La celebración del Jueves Lardero como el acto que da inicio al ciclo festivo de carnaval se incorporó por primera vez en 2000 al programa festivo de la capital. Este jueves, también llamado “día de las tortillas” o “jovelardero”, como en forma sincopada se le conoce en Sacedón y otros lugares de la Alcarria, ha sido una cita tradicional de las vísperas de carnaval y del tiempo de cuaresma en las zonas rurales, pero nunca se había asumido en la ciudad, hasta hace poco más de una veintena de años, como un acto municipal. Antaño, muchos colegios, cuando las jornadas lectivas diarias eran dobles, las tardes de Jueves Lardero solían hacer excursiones con los escolares a parajes cercanos de la ciudad –Villaflores, Monte San Cristóbal, Huerta de la Limpia…- donde era costumbre merendar, sobre todo tortilla de patatas y productos de la matanza.

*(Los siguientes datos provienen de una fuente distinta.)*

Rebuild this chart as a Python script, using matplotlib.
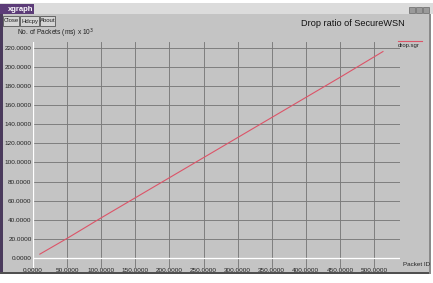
import matplotlib.pyplot as plt
from matplotlib.patches import Rectangle

# data
packet_id = [10, 50, 100, 150, 200, 250, 300, 350, 400, 450, 513]
drop = [4, 20.5, 42, 63, 84, 105, 126, 147, 168, 189, 216]

x_ticks = [0, 50, 100, 150, 200, 250, 300, 350, 400, 450, 500]
y_ticks = [0, 20, 40, 60, 80, 100, 120, 140, 160, 180, 200, 220]

W, H = 433, 283
bg = '#c4c4c4'
grid_col = '#7a7a7a'
line_col = '#dc5468'

fig = plt.figure(figsize=(W / 100, H / 100), dpi=100, facecolor='white')
plt.rcParams['font.family'] = ['Liberation Sans', 'DejaVu Sans']


def px(x, y, w, h):
    # pixel box (top-left origin) -> figure fraction
    return (x / W, 1 - (y + h) / H, w / W, h / H)


def box(x, y, w, h, z=-5, **kw):
    a, b, c, d = px(x, y, w, h)
    fig.patches.append(Rectangle((a, b), c, d, transform=fig.transFigure, zorder=z, **kw))


# window body
box(0, 5, 431, 269, facecolor=bg, edgecolor='none')
box(0, 5, 3, 269, facecolor='#4a3a5c', edgecolor='none')
box(0, 272, 431, 2, facecolor='#505050', edgecolor='none')
box(429, 5, 2, 269, facecolor='#8a8a8a', edgecolor='none')
# title bar
box(0, 3, 433, 11, facecolor='#dcdcdc', edgecolor='none')
box(0, 4, 34, 10, facecolor='#5c3c78', edgecolor='none')
fig.text(8 / W, 1 - 9.5 / H, 'xgraph', color='white', fontsize=5.5, fontweight='bold', va='center')
for cx in [409, 416, 423]:
    box(cx, 7, 6, 6, facecolor='#9a9a9a', edgecolor='#505050', linewidth=0.4)

# buttons
for bx, bw, lab in [(3, 16, 'Close'), (20, 19, 'Hdcpy'), (40, 15, 'About')]:
    box(bx, 16, bw, 10, facecolor='#d4d4d4', edgecolor='#555555', linewidth=0.6)
    fig.text((bx + bw / 2) / W, 1 - 21 / H, lab, fontsize=4.3, ha='center', va='center', color='#222222')

ax = fig.add_axes([33 / W, 1 - 268 / H, 367 / W, 226 / H])
ax.set_facecolor(bg)
for s in ax.spines.values():
    s.set_visible(False)

ax.set_xlim(0, 538)
ax.set_ylim(-10.5, 226)
for v in x_ticks[1:]:
    ax.axvline(v, color=grid_col, lw=0.65, zorder=1)
for v in y_ticks[1:]:
    ax.axhline(v, color=grid_col, lw=0.65, zorder=1)
ax.axvline(0, color='white', lw=0.9, zorder=1)
ax.axhline(0, color='white', lw=0.9, zorder=1)

ax.plot(packet_id, drop, color=line_col, lw=0.8, zorder=3)

ax.set_xticks(x_ticks)
ax.set_xticklabels(['%.4f' % v for v in x_ticks])
ax.set_yticks(y_ticks)
ax.set_yticklabels(['%.4f' % v for v in y_ticks])
ax.tick_params(length=0, labelsize=4.6, labelcolor='#222222', pad=1)
ax.tick_params(axis='x', pad=0)

fig.text(17 / W, 1 - 33 / H, r'No. of Packets (ms) x 10$^3$', fontsize=4.8, va='center', color='#222222')
fig.text(405 / W, 1 - 24 / H, 'Drop ratio of SecureWSN', fontsize=6.6, ha='right', va='center', color='#111111')
fig.text(398 / W, 1 - 45 / H, 'drop.sgr', fontsize=4.3, va='center', color='#222222')
fig.add_artist(plt.Line2D([398 / W, 422 / W], [1 - 41 / H, 1 - 41 / H], color=line_col, lw=0.8, transform=fig.transFigure))
fig.text(403 / W, 1 - 264 / H, 'Packet ID', fontsize=4.5, va='center', color='#222222')

fig.savefig('out.png', dpi=100, facecolor='white')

En la mayor parte de los pueblos de la provincia, no solo los escolares, sino muchos grupos de familiares y amigos también celebraban de la misma manera esta festividad tradicional, haciendo excursiones y meriendas campestres. Recordemos que el adjetivo lardero es sinónimo de “graso” porque, precisamente, ese día venía a ser una especie de despedida de la alimentación cárnica -fundamentalmente productos de la reciente matanza- al entrarse ya unos días después en el ciclo de los ayunos y abstinencias de la cuaresma. Días de mucho, vísperas de poco.
En Jueves Lardero, Darío, mi nieto/sol con nombre de poeta, no vio a su amigo el mirlo negro “Piconaranja”, como le hemos bautizado, pero aprendió que cuanto menos se molesta a los pájaros, más cerca están de los hombres.